VIOLATIONS of human rights get the most attention when they occur in the glare of major news - China's crackdown on students protesting for democracy, for example, or the past year's drama in the Gulf, when the whole world became aware of Iraq's pillaging of Kuwait.But the imprisonment, torture, and killing of individuals for exercising rights of conscience and expression go on continuously, typically out of the view of cameras or reporters. This year, as each year, Amnesty International has moved those ongoing human-rights abuses out of the shadows. Its 1991 report, detailing the world's assault on basic rights during 1990, is typically comprehensive. The United States is scrutinized for its application of the death penalty; Norway and Switzerland draw criticism for imprisoning conscientious objectors.

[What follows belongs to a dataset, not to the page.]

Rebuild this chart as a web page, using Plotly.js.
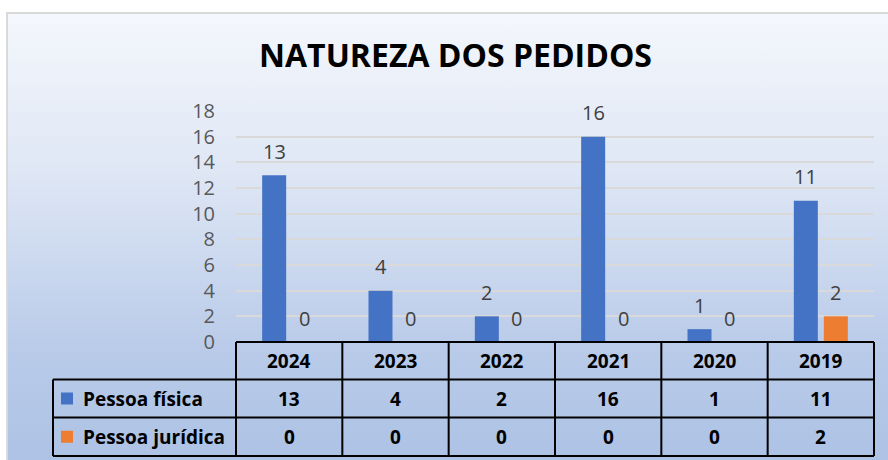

Truly horrific events are chronicled in such out-of-the-way venues as Mauritania, where blacks living in the south of the country were arrested by the thousands and randomly killed by government troops. In Chad, 300 political prisoners were summarily executed just before President Hissein Habre was ousted last November. Sri Lanka's violence claimed thousands who were executed without judicial process or who simply "disappeared." The long-running rights stories are here too: death squads in El Salvador and Guatemala, continued imprisonment of dissidents in China, detention without trial of Palestinians by Israel. Matters of definition may arise. Capital punishment and incarceration of those who refuse military service may not strike some as abuses of rights. But there's no question that the overall picture pieced together by Amnesty is convincing. It can't be ignored.